**Exercise instructions**. Write out the entire listing below exactly as it appears, minus any pictures.

BEGIN Information shown

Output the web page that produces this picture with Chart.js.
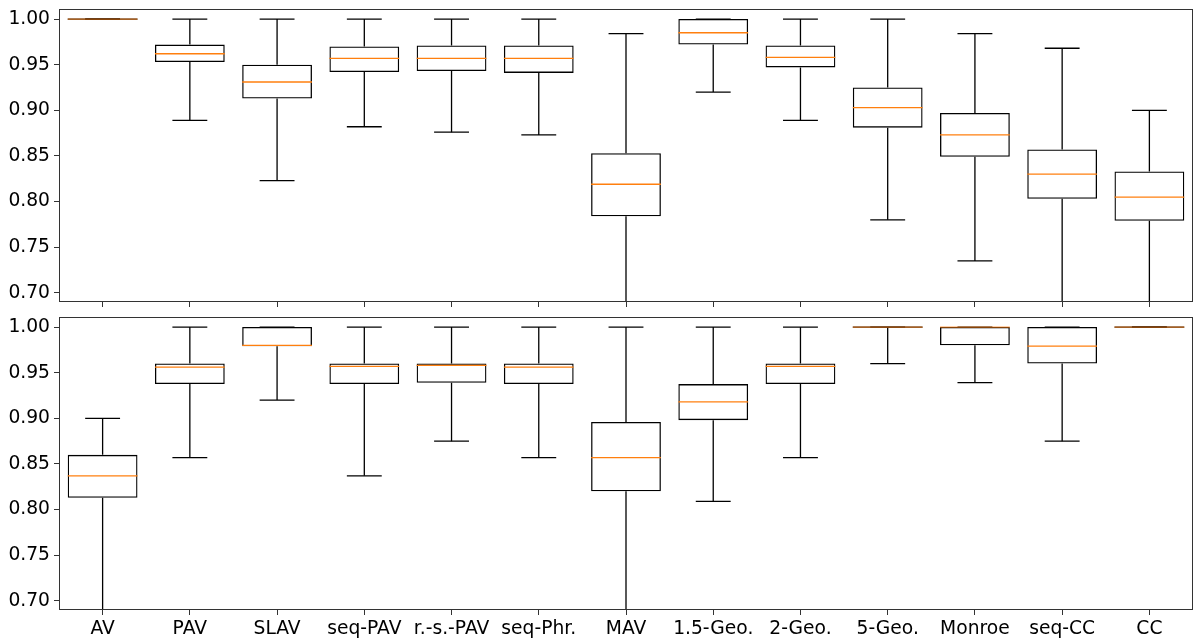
<!DOCTYPE html>
<html>
<head>
<meta charset="utf-8">
<script src="https://cdn.jsdelivr.net/npm/chart.js@4"></script>
<style>
  body { margin: 0; background: #fff; }
  #wrap { position: relative; width: 1195px; height: 639px; }
  canvas { position: absolute; left: 0; }
  #top { top: 0; }
  #bottom { top: 312px; }
</style>
</head>
<body>
<div id="wrap">
  <canvas id="top" width="1195" height="312"></canvas>
  <canvas id="bottom" width="1195" height="327"></canvas>
</div>
<script>
// categories + tick values
const categories = ["AV","PAV","SLAV","seq-PAV","r.-s.-PAV","seq-Phr.","MAV","1.5-Geo.","2-Geo.","5-Geo.","Monroe","seq-CC","CC"];
const yTicks = [0.70, 0.75, 0.80, 0.85, 0.90, 0.95, 1.00];

// upper panel (lower whiskers under 0.69 are guessed, they fall off the axis)
const topLo  = [1.000, 0.889, 0.823, 0.882, 0.876, 0.873, 0.600, 0.920, 0.889, 0.780, 0.735, 0.600, 0.600];
const topQ1  = [1.000, 0.953, 0.913, 0.942, 0.943, 0.941, 0.784, 0.972, 0.947, 0.881, 0.849, 0.803, 0.779];
const topMed = [1.000, 0.962, 0.931, 0.957, 0.957, 0.957, 0.819, 0.985, 0.958, 0.903, 0.873, 0.830, 0.805];
const topQ3  = [1.000, 0.972, 0.950, 0.970, 0.971, 0.971, 0.853, 1.000, 0.971, 0.925, 0.897, 0.857, 0.833];
const topHi  = [1.000, 1.000, 1.000, 1.000, 1.000, 1.000, 0.984, 1.000, 1.000, 1.000, 0.984, 0.968, 0.900];

// lower panel
const botLo  = [0.600, 0.857, 0.920, 0.837, 0.875, 0.857, 0.600, 0.809, 0.857, 0.960, 0.939, 0.875, 1.000];
const botQ1  = [0.813, 0.9375, 0.979, 0.9375, 0.939, 0.9375, 0.820, 0.898, 0.9375, 1.000, 0.980, 0.960, 1.000];
const botMed = [0.837, 0.956, 0.980, 0.957, 0.958, 0.956, 0.857, 0.918, 0.957, 1.000, 1.000, 0.979, 1.000];
const botQ3  = [0.860, 0.960, 1.000, 0.960, 0.960, 0.960, 0.896, 0.9375, 0.960, 1.000, 1.000, 1.000, 1.000];
const botHi  = [0.900, 1.000, 1.000, 1.000, 1.000, 1.000, 1.000, 1.000, 1.000, 1.000, 1.000, 1.000, 1.000];

const FONT = { family: "DejaVu Sans", size: 18.7 };
Chart.defaults.font.family = FONT.family;
Chart.defaults.color = "#000";

// whiskers, caps, medians and the frame, drawn from the scales
const boxPlugin = {
  id: "boxExtras",
  afterDatasetsDraw(chart) {
    const { ctx, chartArea: a, scales: { x, y } } = chart;
    const d = chart.config.options.plugins.boxExtras;
    const meta = chart.getDatasetMeta(0);
    ctx.save();
    ctx.beginPath();
    ctx.rect(a.left, a.top, a.right - a.left, a.bottom - a.top);
    ctx.clip();
    ctx.lineWidth = 1.3;
    const hline = (x0, x1, yy, col) => {
      ctx.strokeStyle = col;
      ctx.beginPath(); ctx.moveTo(x0, yy); ctx.lineTo(x1, yy); ctx.stroke();
    };
    d.med.forEach((m, i) => {
      const cx = x.getPixelForValue(i);
      const w = meta.data[i].width;
      const yq1 = y.getPixelForValue(d.q1[i]), yq3 = y.getPixelForValue(d.q3[i]);
      const ylo = y.getPixelForValue(d.lo[i]), yhi = y.getPixelForValue(d.hi[i]);
      ctx.strokeStyle = "#000";
      ctx.beginPath();
      ctx.moveTo(cx, yq3); ctx.lineTo(cx, yhi);
      ctx.moveTo(cx, yq1); ctx.lineTo(cx, ylo);
      ctx.stroke();
      hline(cx - w / 4, cx + w / 4, yhi, "#000");
      hline(cx - w / 4, cx + w / 4, ylo, "#000");
      if (d.q1[i] === d.q3[i]) hline(cx - w / 2, cx + w / 2, yq1, "#000");
      const ym = y.getPixelForValue(m);
      const onEdge = m === d.q1[i] || m === d.q3[i];
      ctx.globalAlpha = onEdge ? 0.7 : 1;
      hline(cx - w / 2, cx + w / 2, ym, "#ff7f0e");
      ctx.globalAlpha = 1;
    });
    ctx.restore();
    ctx.save();
    ctx.strokeStyle = "#333";
    ctx.lineWidth = 1;
    ctx.strokeRect(a.left + 0.5, a.top + 0.5, a.right - a.left - 1, a.bottom - a.top - 1);
    ctx.restore();
  }
};

function makeChart(id, lo, q1, med, q3, hi, showLabels, padTop, xHeight) {
  return new Chart(document.getElementById(id), {
    type: "bar",
    data: {
      labels: categories,
      datasets: [{
        data: q1.map((v, i) => [v, q3[i]]),
        backgroundColor: "rgba(0,0,0,0)",
        borderColor: "#000",
        borderWidth: 1.3,
        borderSkipped: false,
        barPercentage: 0.8,
        categoryPercentage: 1
      }]
    },
    options: {
      responsive: false,
      animation: false,
      events: [],
      layout: { padding: { left: 0, right: 2, top: padTop, bottom: 0 } },
      plugins: {
        legend: { display: false },
        tooltip: { enabled: false },
        boxExtras: { lo, q1, med, q3, hi }
      },
      scales: {
        x: {
          type: "category",
          offset: true,
          grid: { drawOnChartArea: false, offset: false, tickLength: 5, color: "#333" },
          border: { display: false },
          ticks: { display: showLabels, font: FONT, padding: 3, maxRotation: 0, autoSkip: false, color: "#000" },
          afterFit(s) { s.height = xHeight; s.paddingLeft = 0; s.paddingRight = 0; }
        },
        y: {
          min: 0.69,
          max: 1.011,
          grid: { drawOnChartArea: false, tickLength: 5, color: "#333" },
          border: { display: false },
          ticks: { font: FONT, padding: 4, color: "#000", callback: v => v.toFixed(2) },
          afterBuildTicks(s) { s.ticks = yTicks.map(v => ({ value: v })); },
          afterFit(s) { s.width = 59; s.paddingTop = 0; s.paddingBottom = 0; }
        }
      }
    },
    plugins: [boxPlugin]
  });
}

makeChart("top", topLo, topQ1, topMed, topQ3, topHi, false, 9, 10);
makeChart("bottom", botLo, botQ1, botMed, botQ3, botHi, true, 5, 29);
</script>
</body>
</html>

END Information shown

**Solution to this task**.
Output the web page that produces this picture with Chart.js.
<!DOCTYPE html>
<html>
<head>
<meta charset="utf-8">
<script src="https://cdn.jsdelivr.net/npm/chart.js@4"></script>
<style>
  body { margin: 0; background: #fff; }
  #wrap { position: relative; width: 1195px; height: 639px; }
  canvas { position: absolute; left: 0; }
  #top { top: 0; }
  #bottom { top: 312px; }
</style>
</head>
<body>
<div id="wrap">
  <canvas id="top" width="1195" height="312"></canvas>
  <canvas id="bottom" width="1195" height="327"></canvas>
</div>
<script>
// categories + tick values
const categories = ["AV","PAV","SLAV","seq-PAV","r.-s.-PAV","seq-Phr.","MAV","1.5-Geo.","2-Geo.","5-Geo.","Monroe","seq-CC","CC"];
const yTicks = [0.70, 0.75, 0.80, 0.85, 0.90, 0.95, 1.00];

// upper panel (lower whiskers under 0.69 are guessed, they fall off the axis)
const topLo  = [1.000, 0.889, 0.823, 0.882, 0.876, 0.873, 0.600, 0.920, 0.889, 0.780, 0.735, 0.600, 0.600];
const topQ1  = [1.000, 0.953, 0.913, 0.942, 0.943, 0.941, 0.784, 0.972, 0.947, 0.881, 0.849, 0.803, 0.779];
const topMed = [1.000, 0.962, 0.931, 0.957, 0.957, 0.957, 0.819, 0.985, 0.958, 0.903, 0.873, 0.830, 0.805];
const topQ3  = [1.000, 0.972, 0.950, 0.970, 0.971, 0.971, 0.853, 1.000, 0.971, 0.925, 0.897, 0.857, 0.833];
const topHi  = [1.000, 1.000, 1.000, 1.000, 1.000, 1.000, 0.984, 1.000, 1.000, 1.000, 0.984, 0.968, 0.900];

// lower panel
const botLo  = [0.600, 0.857, 0.920, 0.837, 0.875, 0.857, 0.600, 0.809, 0.857, 0.960, 0.939, 0.875, 1.000];
const botQ1  = [0.813, 0.9375, 0.979, 0.9375, 0.939, 0.9375, 0.820, 0.898, 0.9375, 1.000, 0.980, 0.960, 1.000];
const botMed = [0.837, 0.956, 0.980, 0.957, 0.958, 0.956, 0.857, 0.918, 0.957, 1.000, 1.000, 0.979, 1.000];
const botQ3  = [0.860, 0.960, 1.000, 0.960, 0.960, 0.960, 0.896, 0.9375, 0.960, 1.000, 1.000, 1.000, 1.000];
const botHi  = [0.900, 1.000, 1.000, 1.000, 1.000, 1.000, 1.000, 1.000, 1.000, 1.000, 1.000, 1.000, 1.000];

const FONT = { family: "DejaVu Sans", size: 18.7 };
Chart.defaults.font.family = FONT.family;
Chart.defaults.color = "#000";

// whiskers, caps, medians and the frame, drawn from the scales
const boxPlugin = {
  id: "boxExtras",
  afterDatasetsDraw(chart) {
    const { ctx, chartArea: a, scales: { x, y } } = chart;
    const d = chart.config.options.plugins.boxExtras;
    const meta = chart.getDatasetMeta(0);
    ctx.save();
    ctx.beginPath();
    ctx.rect(a.left, a.top, a.right - a.left, a.bottom - a.top);
    ctx.clip();
    ctx.lineWidth = 1.3;
    const hline = (x0, x1, yy, col) => {
      ctx.strokeStyle = col;
      ctx.beginPath(); ctx.moveTo(x0, yy); ctx.lineTo(x1, yy); ctx.stroke();
    };
    d.med.forEach((m, i) => {
      const cx = x.getPixelForValue(i);
      const w = meta.data[i].width;
      const yq1 = y.getPixelForValue(d.q1[i]), yq3 = y.getPixelForValue(d.q3[i]);
      const ylo = y.getPixelForValue(d.lo[i]), yhi = y.getPixelForValue(d.hi[i]);
      ctx.strokeStyle = "#000";
      ctx.beginPath();
      ctx.moveTo(cx, yq3); ctx.lineTo(cx, yhi);
      ctx.moveTo(cx, yq1); ctx.lineTo(cx, ylo);
      ctx.stroke();
      hline(cx - w / 4, cx + w / 4, yhi, "#000");
      hline(cx - w / 4, cx + w / 4, ylo, "#000");
      if (d.q1[i] === d.q3[i]) hline(cx - w / 2, cx + w / 2, yq1, "#000");
      const ym = y.getPixelForValue(m);
      const onEdge = m === d.q1[i] || m === d.q3[i];
      ctx.globalAlpha = onEdge ? 0.7 : 1;
      hline(cx - w / 2, cx + w / 2, ym, "#ff7f0e");
      ctx.globalAlpha = 1;
    });
    ctx.restore();
    ctx.save();
    ctx.strokeStyle = "#333";
    ctx.lineWidth = 1;
    ctx.strokeRect(a.left + 0.5, a.top + 0.5, a.right - a.left - 1, a.bottom - a.top - 1);
    ctx.restore();
  }
};

function makeChart(id, lo, q1, med, q3, hi, showLabels, padTop, xHeight) {
  return new Chart(document.getElementById(id), {
    type: "bar",
    data: {
      labels: categories,
      datasets: [{
        data: q1.map((v, i) => [v, q3[i]]),
        backgroundColor: "rgba(0,0,0,0)",
        borderColor: "#000",
        borderWidth: 1.3,
        borderSkipped: false,
        barPercentage: 0.8,
        categoryPercentage: 1
      }]
    },
    options: {
      responsive: false,
      animation: false,
      events: [],
      layout: { padding: { left: 0, right: 2, top: padTop, bottom: 0 } },
      plugins: {
        legend: { display: false },
        tooltip: { enabled: false },
        boxExtras: { lo, q1, med, q3, hi }
      },
      scales: {
        x: {
          type: "category",
          offset: true,
          grid: { drawOnChartArea: false, offset: false, tickLength: 5, color: "#333" },
          border: { display: false },
          ticks: { display: showLabels, font: FONT, padding: 3, maxRotation: 0, autoSkip: false, color: "#000" },
          afterFit(s) { s.height = xHeight; s.paddingLeft = 0; s.paddingRight = 0; }
        },
        y: {
          min: 0.69,
          max: 1.011,
          grid: { drawOnChartArea: false, tickLength: 5, color: "#333" },
          border: { display: false },
          ticks: { font: FONT, padding: 4, color: "#000", callback: v => v.toFixed(2) },
          afterBuildTicks(s) { s.ticks = yTicks.map(v => ({ value: v })); },
          afterFit(s) { s.width = 59; s.paddingTop = 0; s.paddingBottom = 0; }
        }
      }
    },
    plugins: [boxPlugin]
  });
}

makeChart("top", topLo, topQ1, topMed, topQ3, topHi, false, 9, 10);
makeChart("bottom", botLo, botQ1, botMed, botQ3, botHi, true, 5, 29);
</script>
</body>
</html>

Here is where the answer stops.